Corazon Cojuangco Aquino learned about the brewing rebellion at 4 p.m. Saturday in Cebu. She led a destabilization and boycott rally there. I was there. I was covering the protest rally. After hearing about rumors of the defection, I went to the Mactan airport to book a flight to Manila. I landed in Manila shortly after 9 p.m. With Boy del Mundo of then UPI, I took a taxi to Camp Aguinaldo.

I was surprised to find the camp commander welcoming us with open arms. Enrile and Gringo had no troops at that time. Enrile had made a deal with Marcos—No shooting on the first night. Also, foreign correspondents were to be allowed inside Camp Aguinaldo.

Inside the Defense Ministry headquarters, Enrile and Ramos were giving an extended press conference. I Asked if Cory Aquino called them up, Enrile said yes. “What can I do for you?” she asked. “Nothing, just pray,” Enrile replied.

Marcos won the snap election of 1986

A recount of the votes, by Namfrel, after Cory took over, showed Marcos was the real winner of the February 1986 snap election, not by two million votes, as canvassed by the Batasan, but by 800,000 votes as recounted by Namfrel.  In the Comelec official count, Marcos won the reelection by a margin of 1.7 million votes over Cory.

The wily strongman was surprised by the propaganda tactics of the anti-Marcos forces.  The wives of the RAM boys led the Feb. 21, 1986 walkout at the Tabulation Center that was counting the votes in the 1986 snap elections.

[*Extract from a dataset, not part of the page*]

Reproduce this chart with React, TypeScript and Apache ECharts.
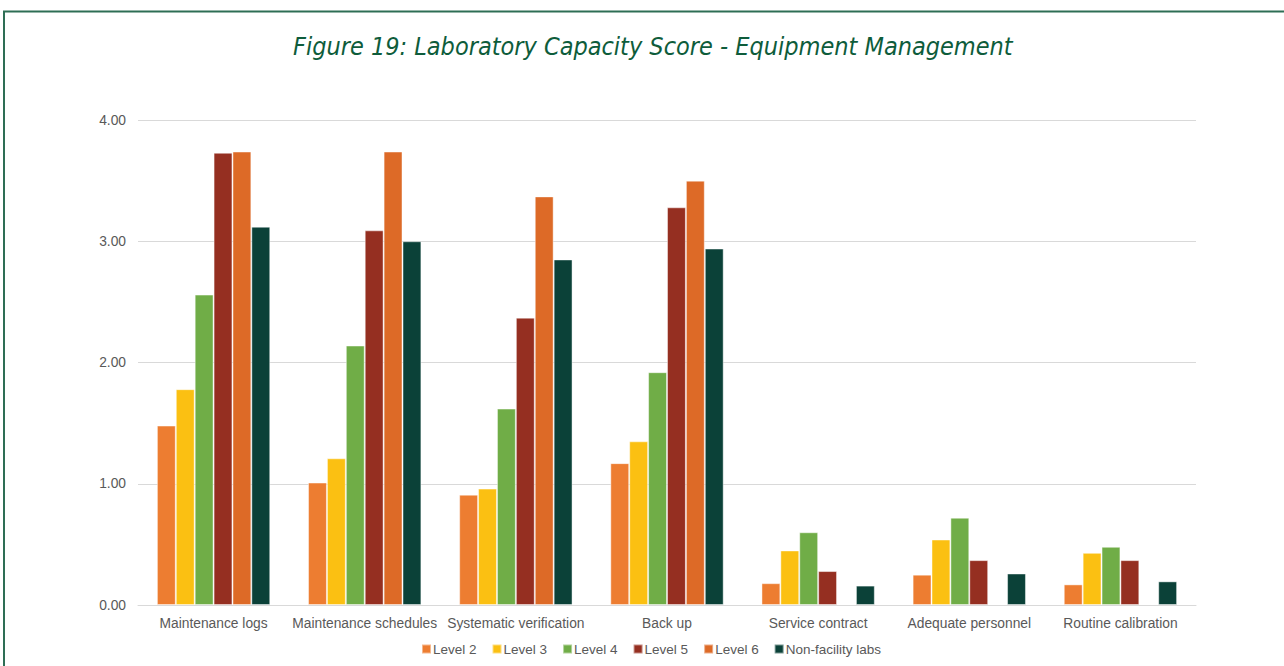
import React, { useEffect, useRef } from "react";
import * as echarts from "echarts";

const categories = [
  "Maintenance logs",
  "Maintenance schedules",
  "Systematic verification",
  "Back up",
  "Service contract",
  "Adequate personnel",
  "Routine calibration",
];
const seriesNames = ["Level 2", "Level 3", "Level 4", "Level 5", "Level 6", "Non-facility labs"];
const level2 = [1.48, 1.01, 0.91, 1.17, 0.18, 0.25, 0.17];
const level3 = [1.78, 1.21, 0.96, 1.35, 0.45, 0.54, 0.43];
const level4 = [2.56, 2.14, 1.62, 1.92, 0.6, 0.72, 0.48];
const level5 = [3.73, 3.09, 2.37, 3.28, 0.28, 0.37, 0.37];
const level6 = [3.74, 3.74, 3.37, 3.5, null, null, null];
const nonFacility = [3.12, 3.0, 2.85, 2.94, 0.16, 0.26, 0.195];
const yTicks = [0, 1, 2, 3, 4];
const colors = ["#ED7D31", "#FBC012", "#70AD47", "#952F21", "#DD6A27", "#0B4138"];

export default function App() {
  const ref = useRef<HTMLDivElement>(null);
  useEffect(() => {
    const chart = echarts.init(ref.current!, null, { renderer: "svg" });
    const data = [level2, level3, level4, level5, level6, nonFacility];
    chart.setOption({
      animation: false,
      backgroundColor: "#ffffff",
      title: {
        text: "Figure 19: Laboratory Capacity Score - Equipment Management",
        left: 288,
        top: 29,
        textStyle: {
          fontFamily: "'DejaVu Sans Condensed', 'Liberation Sans', sans-serif",
          fontStyle: "italic",
          fontWeight: "normal",
          fontSize: 25,
          color: "#0E5C3B",
        },
      },
      graphic: [
        {
          type: "rect",
          shape: { x: 4, y: 11.5, width: 1400, height: 800 },
          style: { fill: "none", stroke: "#2E6E55", lineWidth: 2 },
          silent: true,
        },
      ],
      legend: {
        bottom: 5,
        left: 416,
        itemWidth: 9,
        itemHeight: 9,
        itemGap: 15,
        icon: "rect",
        textStyle: {
          fontFamily: "Liberation Sans",
          fontSize: 13.5,
          color: "#595959",
          padding: [0, 0, 0, -3],
        },
        data: seriesNames,
      },
      grid: { left: 138, right: 88, top: 120, bottom: 61, containLabel: false },
      xAxis: {
        type: "category",
        data: categories,
        axisLine: { lineStyle: { color: "#D9D9D9" } },
        axisTick: { show: false },
        axisLabel: {
          fontFamily: "Liberation Sans",
          fontSize: 13.8,
          color: "#595959",
          margin: 11,
          interval: 0,
        },
      },
      yAxis: {
        type: "value",
        min: yTicks[0],
        max: yTicks[yTicks.length - 1],
        interval: 1,
        axisLine: { show: false },
        axisTick: { show: false },
        splitLine: { lineStyle: { color: "#D9D9D9" } },
        axisLabel: {
          fontFamily: "Liberation Sans",
          fontSize: 13.8,
          color: "#595959",
          margin: 12,
          formatter: (v: number) => v.toFixed(2),
        },
      },
      series: seriesNames.map((name, i) => ({
        name,
        type: "bar",
        data: data[i],
        barGap: "0%",
        barCategoryGap: "25%",
        itemStyle: { color: colors[i], borderColor: "rgba(255,255,255,0.45)", borderWidth: 1 },
      })),
    });
    return () => chart.dispose();
  }, []);
  return <div ref={ref} style={{ width: 1284, height: 666, position: "absolute", left: 0, top: 0 }} />;
}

Today, as the country prepares to choose the successor to Rodrigo Duterte, Ferdinand “Bongbong” Marcos Jr. leads nearly all surveys, with 50 to 62% of possible votes.   His nearest rival, Vice President Leni Robredo, is behind with just 15 to 20% of the vote.

But as in EDSA I, EDSA II, and EDSA III, victory does not always go to the winner in the electoral count.

There is the military to reckon with.  And officers with the mien and mettle of Colonel Querubin’s caliber to make the crucial decisions that change history’s course.